Page MenuHomePhabricator

Create Code Repo and Structure
Closed, ResolvedPublic5 Estimated Story Points

Description

User Story
As a platform engineer, I need to create a new repo and structure to store the code for this use case and future use cases

A broader discussion on how to organise and share airflow DAGs at WMF is happening at https://phabricator.wikimedia.org/T290664.

The goal of 292743 is to define some structure for *development* DAGs. Those are not yet part of the Foundation's wide production deployments, and are rather targeting the PET owned an-airflow1003 instance.

Success Criteria
  • New repo with well structured folders and clear layout
References

The repo structure is inspired by

WIP

Details

Due Date
Nov 9 2021, 5:00 AM

Event Timeline

lbowmaker set Due Date to Nov 9 2021, 5:00 AM.
lbowmaker set the point value for this task to 5.

Let's say a dataset producer only cares about image recs and has no involvement in similar users.

Do they have to clone/fork the project, make their change to image recs (not touch similar users code), push their changes back. Am I understanding that correctly?

Do they have to clone/fork the project, make their change to image recs (not touch similar users code), push their changes back. Am I understanding that correctly?

That's correct. With the proposed approach, any change to the Image Matching data pipeline (airflow DAG, pyspark transformations, pinning versions for new algo releases) would require opening a PR against this code base. This would not touch similarusers or other projects in the repo.

Adding some comments from the grooming session today:

  • 1 repo with folders for each 'project' (similar users, image recs, etc)
  • platform-airflow-dags repo is for data pipeline code - not application code
  • Application code lives and is owned in the repo by the team who created it. In the instance of image recs - code is packaged by research, lives in their repo and is published as a package. Airflow dags install the package as dependency
  • If application code owners want to make a change, they do it in their repo, publish a new version and then Platform Eng updates DAG dependencies/config in the data pipeline repo

Hi @lbowmaker and @gmodena :]

I wanted to comment on this task, to better understand your Airflow needs and make sure that we do not repeat any work regarding Airflow jobs. I read in the task description that:

The goal of 292743 is to define some structure for *development* DAGs. Those are not yet part of the Foundation's wide production deployments, and are rather targeting the PET owned an-airflow1003 instance.

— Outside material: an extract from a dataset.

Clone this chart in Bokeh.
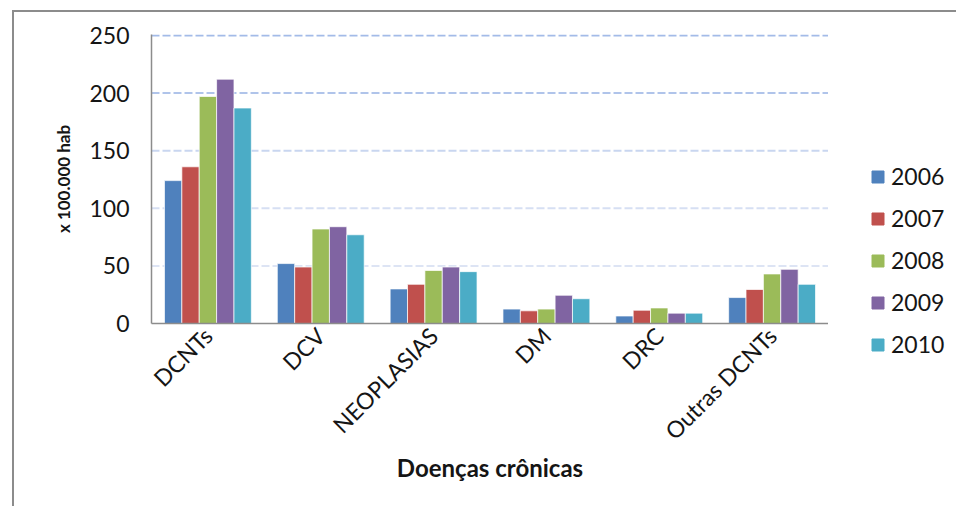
import math
from bokeh.plotting import figure
from bokeh.layouts import row, column
from bokeh.models import ColumnDataSource, Legend, LegendItem, Span, FixedTicker
from bokeh.transform import dodge
from bokeh.embed import file_html
from bokeh.resources import INLINE

# Chronic disease rates per 100.000 inhabitants, by year
categories = ["DCNTs", "DCV", "NEOPLASIAS", "DM", "DRC", "Outras DCNTs"]
years = ["2006", "2007", "2008", "2009", "2010"]
v2006 = [124, 52, 30, 12.5, 6.5, 22.5]
v2007 = [136, 49, 34, 11, 11.5, 29.5]
v2008 = [197, 82, 46, 12.5, 13.5, 43]
v2009 = [212, 84, 49, 24.5, 9, 47]
v2010 = [187, 77, 45, 21.5, 9, 34]
y_ticks = [0, 50, 100, 150, 200, 250]

series = [v2006, v2007, v2008, v2009, v2010]
colors = ["#4F81BD", "#C0504D", "#9BBB59", "#8064A2", "#4BACC6"]
grid_colors = {50: "#dde4f4", 100: "#d6dff3", 150: "#c9d6f0", 200: "#b0c4ea", 250: "#a3bbe8"}

FONT = "Lato"
TEXT = "#151515"
FRAME_BORDER = "2px solid #8c8c8c"

data = {"cat": categories}
for y, vals in zip(years, series):
    data[y] = vals
source = ColumnDataSource(data)

# main chart
p = figure(
    x_range=categories, y_range=(0, 250.8),
    width=816, height=496,
    output_backend="svg", toolbar_location=None,
    min_border_left=137, min_border_right=2,
    min_border_top=22, min_border_bottom=185,
    styles={"border-left": FRAME_BORDER, "border-top": FRAME_BORDER},
)
p.outline_line_color = None
p.background_fill_color = "white"
p.border_fill_color = "white"
p.xgrid.grid_line_color = None
p.ygrid.grid_line_color = None
p.x_range.range_padding = 0

# dashed horizontal gridlines, fading toward the baseline
for t in y_ticks[1:]:
    p.add_layout(Span(location=t, dimension="width", line_color=grid_colors[t],
                      line_width=2, line_dash="8 3", level="underlay"))

bar_w = 0.154
offsets = [-2 * bar_w, -bar_w, 0, bar_w, 2 * bar_w]
for y, c, off in zip(years, colors, offsets):
    p.vbar(x=dodge("cat", off, range=p.x_range), top=y, width=bar_w, source=source,
           fill_color=c, line_color="white", line_alpha=0.7, line_width=1)

p.yaxis.ticker = FixedTicker(ticks=y_ticks)
p.yaxis.axis_label = "x 100.000 hab"
p.yaxis.axis_label_text_font = FONT
p.yaxis.axis_label_text_font_style = "bold"
p.yaxis.axis_label_text_font_size = "17px"
p.yaxis.axis_label_text_color = TEXT
p.yaxis.axis_label_standoff = 12
p.yaxis.major_label_text_font = FONT
p.yaxis.major_label_text_font_size = "23px"
p.yaxis.major_label_text_color = TEXT
p.yaxis.major_label_standoff = 22
p.yaxis.major_tick_out = 0
p.yaxis.major_tick_in = 0
p.yaxis.minor_tick_line_color = None
p.yaxis.axis_line_color = "#8c8c8c"
p.yaxis.axis_line_width = 1.5

p.xaxis.axis_label = "Doenças crônicas"
p.xaxis.axis_label_text_font = FONT
p.xaxis.axis_label_text_font_style = "bold"
p.xaxis.axis_label_text_font_size = "24px"
p.xaxis.axis_label_text_color = TEXT
p.xaxis.axis_label_standoff = -5
p.xaxis.major_label_orientation = math.pi / 4
p.xaxis.major_label_text_font = FONT
p.xaxis.major_label_text_font_size = "23px"
p.xaxis.major_label_text_color = TEXT
p.xaxis.major_label_standoff = 8
p.xaxis.major_tick_out = 0
p.xaxis.major_tick_in = 0
p.xaxis.axis_line_color = "#8c8c8c"
p.xaxis.axis_line_width = 1.5

# legend panel to the right of the chart
leg = figure(
    x_range=categories, y_range=(0, 250),
    width=128, height=496,
    output_backend="svg", toolbar_location=None,
    x_axis_type=None, y_axis_type=None,
    min_border=0,
    styles={"border-top": FRAME_BORDER},
)
leg.outline_line_color = None
leg.grid.visible = False
leg.border_fill_color = "white"
leg.background_fill_color = "white"

items = []
for y, c, off in zip(years, colors, offsets):
    r = leg.vbar(x=dodge("cat", off, range=leg.x_range), top=y, width=bar_w, source=source,
                 fill_color=c, line_color=c, visible=False)
    items.append(LegendItem(label=y, renderers=[r]))

legend = Legend(items=items, location=(42, 150))
legend.border_line_color = None
legend.background_fill_alpha = 0
legend.inactive_fill_alpha = 0
legend.padding = 0
legend.margin = 0
legend.glyph_width = 15
legend.glyph_height = 15
legend.label_height = 20
legend.spacing = 14
legend.label_standoff = 6
legend.label_text_font = FONT
legend.label_text_font_size = "23px"
legend.label_text_color = TEXT
leg.add_layout(legend, "center")

layout = row(p, column(leg), margin=(10, 0, 0, 12), spacing=0)

open("out.html", "w").write(file_html(layout, INLINE))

Now, our plan is that an-airflow1003 becomes the production Airflow instance for the Platform Eng team at some point. So, if platform-airflow-dags targets an-airflow1003, then it will be production, no?
If so, then I think it would be cool to find out a way that the common airflow repository covers your use cases, so we all use the same.

LMK your thoughts! Cheers

Hey @mforns,

Now, our plan is that an-airflow1003 becomes the production Airflow instance for the Platform Eng team at some point. So, if platform-airflow-dags targets an-airflow1003, then it will be production, no?

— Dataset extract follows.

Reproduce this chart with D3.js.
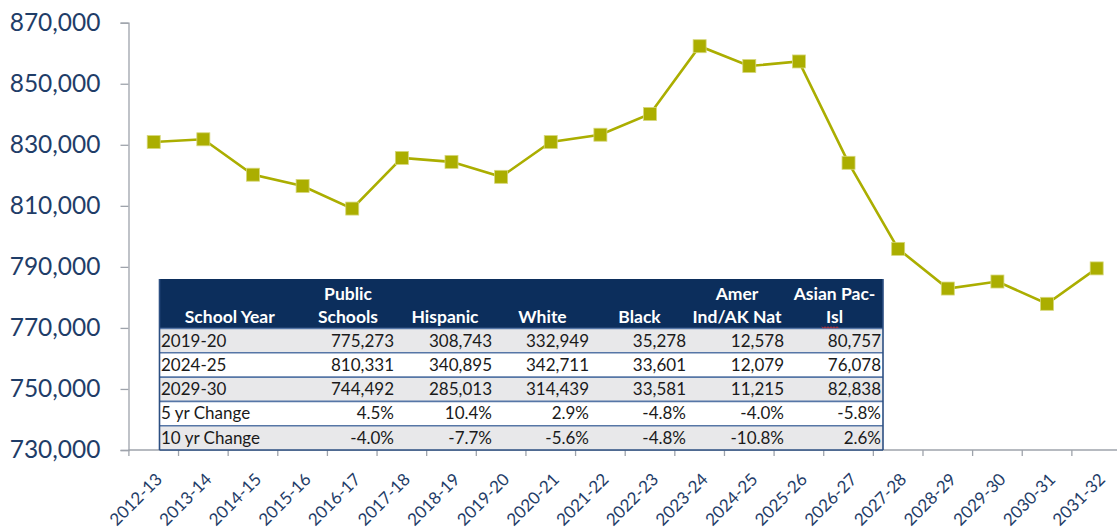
<!DOCTYPE html>
<html>
<head>
<meta charset="utf-8">
<script src="https://cdn.jsdelivr.net/npm/d3@7"></script>
<style>
  html, body { margin: 0; padding: 0; background: #fff; }
  svg { display: block; font-family: Lato, "Open Sans", sans-serif; }
  .y-axis text { fill: #1f3d68; font-size: 24.5px; font-family: Lato, "Open Sans", sans-serif; }
  .x-label { fill: #1f3d68; font-size: 17px; }
  .axis-line { stroke: #9ea3ab; stroke-width: 1.3; fill: none; }
</style>
</head>
<body>
<svg id="chart" width="1117" height="529"></svg>
<script>
// School years on the x axis
const schoolYears = [
  '2012-13', '2013-14', '2014-15', '2015-16', '2016-17', '2017-18', '2018-19',
  '2019-20', '2020-21', '2021-22', '2022-23', '2023-24', '2024-25', '2025-26',
  '2026-27', '2027-28', '2028-29', '2029-30', '2030-31', '2031-32'
];

// Enrollment
const enrollment = [
  830900, 831800, 820200, 816500, 809100, 825700, 824400,
  819500, 830900, 833300, 840100, 862300, 855800, 857300,
  824100, 795900, 782900, 785200, 777900, 789500
];

const yTicks = [730000, 750000, 770000, 790000, 810000, 830000, 850000, 870000];

// Table data
const tableHeaders = [
  ['School Year'], ['Public', 'Schools'], ['Hispanic'], ['White'],
  ['Black'], ['Amer', 'Ind/AK Nat'], ['Asian Pac-', 'Isl']
];
const rowLabels = ['2019-20', '2024-25', '2029-30', '5 yr Change', '10 yr Change'];
const publicSchools = ['775,273', '810,331', '744,492', '4.5%', '-4.0%'];
const hispanic = ['308,743', '340,895', '285,013', '10.4%', '-7.7%'];
const white = ['332,949', '342,711', '314,439', '2.9%', '-5.6%'];
const black = ['35,278', '33,601', '33,581', '-4.8%', '-4.8%'];
const amerInd = ['12,578', '12,079', '11,215', '-4.0%', '-10.8%'];
const asianPac = ['80,757', '76,078', '82,838', '-5.8%', '2.6%'];

const svg = d3.select('#chart');
const width = 1117;

const x = d3.scaleBand()
  .domain(schoolYears)
  .range([128.9, 1121.5]);

const y = d3.scaleLinear()
  .domain([730000, 870000])
  .range([450, 22.7]);

// y axis
const yAxis = svg.append('g')
  .attr('class', 'y-axis')
  .attr('transform', 'translate(128.5,0)')
  .call(d3.axisLeft(y)
    .tickValues(yTicks)
    .tickSize(8)
    .tickPadding(20)
    .tickFormat(d3.format(',')));
yAxis.attr('font-family', null).attr('font-size', null);
yAxis.select('.domain').attr('class', 'axis-line');
yAxis.selectAll('.tick line').attr('class', 'axis-line');

// x axis, ticks between categories like Excel does
const xAxis = svg.append('g');
xAxis.append('line')
  .attr('class', 'axis-line')
  .attr('x1', 128.5).attr('x2', width)
  .attr('y1', y(730000)).attr('y2', y(730000));

xAxis.selectAll('.xtick')
  .data(schoolYears)
  .enter()
    .append('line')
    .attr('class', 'axis-line')
    .attr('x1', d => x(d)).attr('x2', d => x(d))
    .attr('y1', y(730000)).attr('y2', y(730000) + 6);

xAxis.selectAll('.x-label')
  .data(schoolYears)
  .enter()
    .append('text')
    .attr('class', 'x-label')
    .attr('text-anchor', 'end')
    .attr('transform', d =>
      'translate(' + (x(d) + x.bandwidth() / 2 + 1) + ',' + (y(730000) + 22) + ') rotate(-45)')
    .attr('dy', '0.7em')
    .text(d => d);

// line + square markers
const points = schoolYears.map((d, i) => ({ year: d, value: enrollment[i] }));
const line = d3.line()
  .x(d => x(d.year) + x.bandwidth() / 2)
  .y(d => y(d.value));

svg.append('path')
  .datum(points)
  .attr('d', line)
  .attr('fill', 'none')
  .attr('stroke', '#abae00')
  .attr('stroke-width', 2.6);

const markerSize = 13;
svg.selectAll('.marker')
  .data(points)
  .enter()
    .append('rect')
    .attr('class', 'marker')
    .attr('x', d => x(d.year) + x.bandwidth() / 2 - markerSize / 2)
    .attr('y', d => y(d.value) - markerSize / 2)
    .attr('width', markerSize)
    .attr('height', markerSize)
    .attr('fill', '#abae00')
    .attr('stroke', '#d6d77a')
    .attr('stroke-width', 0.8);

// table overlay
const columns = [rowLabels, publicSchools, hispanic, white, black, amerInd, asianPac];
const colEdges = [159.5, 300, 396, 494, 591, 688, 786, 883];
const headerTop = 279;
const headerBottom = 328.5;
const rowHeight = 24.3;

const table = svg.append('g').attr('class', 'table');

table.append('rect')
  .attr('x', colEdges[0]).attr('y', headerTop)
  .attr('width', colEdges[7] - colEdges[0]).attr('height', headerBottom - headerTop)
  .attr('fill', '#0c2e5c');

table.selectAll('.row-bg')
  .data(rowLabels)
  .enter()
    .append('rect')
    .attr('x', colEdges[0])
    .attr('y', (d, i) => headerBottom + i * rowHeight)
    .attr('width', colEdges[7] - colEdges[0])
    .attr('height', rowHeight)
    .attr('fill', (d, i) => i % 2 === 0 ? '#e8e8ea' : '#ffffff');

// row separators
table.selectAll('.row-sep')
  .data(d3.range(rowLabels.length + 1))
  .enter()
    .append('line')
    .attr('x1', colEdges[0]).attr('x2', colEdges[7])
    .attr('y1', i => headerBottom + i * rowHeight)
    .attr('y2', i => headerBottom + i * rowHeight)
    .attr('stroke', i => i === rowLabels.length ? '#2c4f82' : '#5676a6')
    .attr('stroke-width', 1.6);

// side borders
[colEdges[0], colEdges[7]].forEach(xx => {
  table.append('line')
    .attr('x1', xx).attr('x2', xx)
    .attr('y1', headerTop).attr('y2', headerBottom + rowLabels.length * rowHeight)
    .attr('stroke', '#2c4f82')
    .attr('stroke-width', 1.6);
});

// header text
tableHeaders.forEach((lines, c) => {
  const cx = (colEdges[c] + colEdges[c + 1]) / 2;
  lines.forEach((t, j) => {
    const baseline = lines.length === 2 ? (j === 0 ? 300 : 323) : 323;
    table.append('text')
      .attr('x', cx)
      .attr('y', baseline)
      .attr('text-anchor', 'middle')
      .attr('fill', '#ffffff')
      .attr('font-weight', 'bold')
      .attr('font-size', '17.5px')
      .text(t);
  });
});

// spell-check squiggle under "Isl"
const squiggle = d3.range(0, 17, 1.5).map((dx, i) => [822 + dx, 327 + (i % 2 ? 1.3 : -0.3)]);
table.append('path')
  .attr('d', d3.line()(squiggle))
  .attr('fill', 'none')
  .attr('stroke', '#e03030')
  .attr('stroke-width', 0.9);

// body text
columns.forEach((col, c) => {
  table.selectAll('.cell-' + c)
    .data(col)
    .enter()
      .append('text')
      .attr('x', c === 0 ? colEdges[0] + 1.5 : colEdges[c + 1] - 2)
      .attr('y', (d, i) => headerBottom + i * rowHeight + 18)
      .attr('text-anchor', c === 0 ? 'start' : 'end')
      .attr('fill', '#1a1a1a')
      .attr('font-size', '17px')
      .text(d => d);
});
</script>
</body>
</html>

Could we define production in terms of basic SLOs?
My understanding is that the ganeti VMs were meant for experimentation, and we treat it as such.

We don't make assumptions about any specific host. If an-airflow1003 goes away, we can target other instances (provided they are configured with the same conventions).

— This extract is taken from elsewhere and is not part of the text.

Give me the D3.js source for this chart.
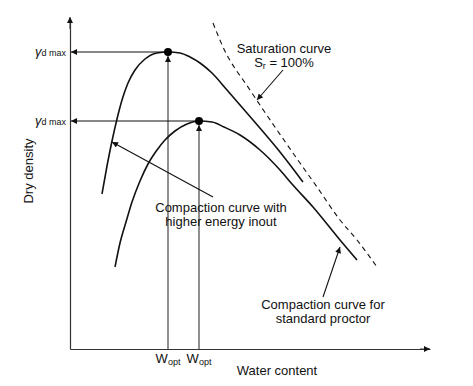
<!DOCTYPE html>
<html>
<head>
<meta charset="utf-8">
<script src="https://cdn.jsdelivr.net/npm/d3@7"></script>
<style>
  body { margin: 0; background: #fff; }
  text { font-family: "Liberation Sans", Arial, sans-serif; fill: #111; }
</style>
</head>
<body>
<div id="chart"></div>
<script>
// data (water content, dry density) in arbitrary units
const higherCurve = [
  [3.2, 15.5], [3.7, 18.3], [4.2, 20.8], [4.7, 23.0], [5.2, 24.9], [5.8, 26.6],
  [6.5, 27.9], [7.5, 29.0], [8.7, 29.6], [9.8, 29.7], [11.0, 29.6], [12.0, 29.2],
  [13.0, 28.6], [14.2, 27.6], [15.7, 25.9], [18.3, 22.9], [21.0, 19.7], [23.3, 16.7]
];
const standardCurve = [
  [4.5, 8.2], [5.0, 10.6], [5.6, 12.7], [6.2, 14.7], [7.0, 16.8], [7.8, 18.5],
  [8.7, 19.9], [9.5, 20.9], [10.5, 21.8], [11.7, 22.5], [12.9, 22.8], [14.2, 22.7],
  [15.4, 22.2], [17.0, 21.4], [19.0, 19.9], [21.0, 17.9], [22.2, 16.5],
  [24.3, 14.2], [27.0, 10.9], [28.7, 8.9]
];
const saturationCurve = [
  [14.3, 32.6], [15.3, 30.2], [18.0, 25.9], [20.7, 21.9], [23.0, 18.6],
  [24.7, 16.2], [27.0, 12.9], [28.7, 10.9], [30.7, 8.2]
];
const peaks = [[9.8, 29.7], [12.9, 22.8]];

// annotations: arrow tip, arrow tail, label lines, label anchor
const notes = [
  {tip: [18.7, 24.9], tail: [21.3, 27.9], lines: ["Saturation curve", "Sr = 100%"], at: [21.4, 29.6]},
  {tip: [4.2, 20.7], tail: [14.3, 15.2], lines: ["Compaction curve with", "higher energy inout"], at: [15.1, 13.7]},
  {tip: [27.0, 10.2], tail: [25.3, 5.2], lines: ["Compaction curve for", "standard proctor"], at: [25.3, 4.0]}
];

const W = 473, H = 386;
const x = d3.scaleLinear().domain([0, 36]).range([70, 430]);
const y = d3.scaleLinear().domain([0, 33]).range([349, 19]);

const svg = d3.select("#chart").append("svg")
  .attr("width", W).attr("height", H);

const defs = svg.append("defs");
defs.append("marker")
  .attr("id", "arr")
  .attr("viewBox", "0 0 10 10")
  .attr("refX", 10).attr("refY", 5)
  .attr("markerWidth", 7).attr("markerHeight", 6)
  .attr("markerUnits", "userSpaceOnUse")
  .attr("orient", "auto")
  .append("path").attr("d", "M0,0 L10,5 L0,10 Z").attr("fill", "#111");

// axes, no ticks
svg.append("g")
  .attr("transform", "translate(0," + y(0) + ")")
  .call(d3.axisBottom(x).tickValues([]).tickSizeOuter(0))
  .select(".domain").attr("stroke", "#333").attr("stroke-width", 1.2);
svg.append("g")
  .attr("transform", "translate(" + x(0) + ",0)")
  .call(d3.axisLeft(y).tickValues([]).tickSizeOuter(0))
  .select(".domain").attr("stroke", "#333").attr("stroke-width", 1.2);

svg.append("line")
  .attr("x1", x(35)).attr("x2", x(36)).attr("y1", y(0)).attr("y2", y(0))
  .attr("stroke", "#333").attr("marker-end", "url(#arr)");
svg.append("line")
  .attr("x1", x(0)).attr("x2", x(0)).attr("y1", y(32)).attr("y2", y(33.2))
  .attr("stroke", "#333").attr("marker-end", "url(#arr)");

// guide lines from peaks
peaks.forEach(p => {
  svg.append("line")
    .attr("x1", x(p[0]) - 4).attr("x2", x(0) + 1)
    .attr("y1", y(p[1])).attr("y2", y(p[1]))
    .attr("stroke", "#111").attr("stroke-width", 1.1)
    .attr("marker-end", "url(#arr)");
  svg.append("line")
    .attr("x1", x(p[0])).attr("x2", x(p[0]))
    .attr("y1", y(0)).attr("y2", y(p[1]) + 4)
    .attr("stroke", "#333").attr("stroke-width", 1.1)
    .attr("marker-end", "url(#arr)");
});

const line = d3.line()
  .x(d => x(d[0])).y(d => y(d[1]))
  .curve(d3.curveMonotoneX);

[higherCurve, standardCurve].forEach(c => {
  svg.append("path").datum(c).attr("d", line)
    .attr("fill", "none").attr("stroke", "#111").attr("stroke-width", 1.6);
});
svg.append("path").datum(saturationCurve).attr("d", line)
  .attr("fill", "none").attr("stroke", "#111").attr("stroke-width", 1.1)
  .attr("stroke-dasharray", "5,4");

svg.selectAll("circle.peak").data(peaks).enter().append("circle")
  .attr("class", "peak")
  .attr("cx", d => x(d[0])).attr("cy", d => y(d[1])).attr("r", 4)
  .attr("fill", "#000");

// annotations
notes.forEach(n => {
  svg.append("line")
    .attr("x1", x(n.tail[0])).attr("y1", y(n.tail[1]))
    .attr("x2", x(n.tip[0])).attr("y2", y(n.tip[1]))
    .attr("stroke", "#111").attr("stroke-width", 1.1)
    .attr("marker-end", "url(#arr)");
  n.lines.forEach((s, i) => {
    const t = svg.append("text")
      .attr("x", x(n.at[0])).attr("y", y(n.at[1]) + i * 14)
      .attr("text-anchor", "middle")
      .attr("font-size", 13);
    if (s.startsWith("Sr")) {
      t.append("tspan").text("S");
      t.append("tspan").text("r").attr("font-size", 9).attr("dy", 2);
      t.append("tspan").text(" = 100%").attr("dy", -2);
    } else {
      t.text(s);
    }
  });
});

// gamma d max labels
peaks.forEach(p => {
  const t = svg.append("text")
    .attr("x", x(0) - 4).attr("y", y(p[1]) + 4)
    .attr("text-anchor", "end");
  t.append("tspan").text("γ").attr("font-size", 13).attr("font-style", "italic");
  t.append("tspan").text("d max").attr("font-size", 9);
});

// W opt labels
peaks.forEach(p => {
  const t = svg.append("text")
    .attr("x", x(p[0])).attr("y", y(0) + 14)
    .attr("text-anchor", "middle");
  t.append("tspan").text("W").attr("font-size", 13);
  t.append("tspan").text("opt").attr("font-size", 9).attr("dy", 2);
});

svg.append("text")
  .attr("x", x(20.7)).attr("y", y(0) + 26)
  .attr("text-anchor", "middle").attr("font-size", 13)
  .text("Water content");

svg.append("text")
  .attr("transform", "translate(33," + y(17.8) + ") rotate(-90)")
  .attr("text-anchor", "middle").attr("font-size", 13)
  .text("Dry density");
</script>
</body>
</html>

However, we do make assumptions about having a development airflow instance, with access to YARN+HDFS, that we can deploy code to (and run dags on) autonomously. If an-airflow1003 becomes a prod host, we'll still need a dev environment with these capabilities.

I like the proposal you previously made to spin up dev instances "on demand" on stat hosts. We could easily integrate that with our tooling, but we need to align milestones & timelines.

I have an RFC piece of documentation for this task at https://meta.wikimedia.org/wiki/User:GModena_(WMF)/Pipelines_Repo_Structure.

It’s a draft under my username to discuss a setup coupled with our current dev environment.
Action points for closing this task:

  • Give an ack re repo renaming
  • Give an ack re development vs production airflow systesm
  • Give an ack re breaking out projects using submodules (at a later stage)

Created this placeholder for our backlog in case there are any comments that require further work:

https://phabricator.wikimedia.org/T295364

Marking this ticket as done after review.

@gmodena: Hi, the Due Date set for this open task passed a while ago.
Could you please either update or reset the Due Date (by clicking Edit Task), or set the status of this task to resolved in case this task is done? Thanks!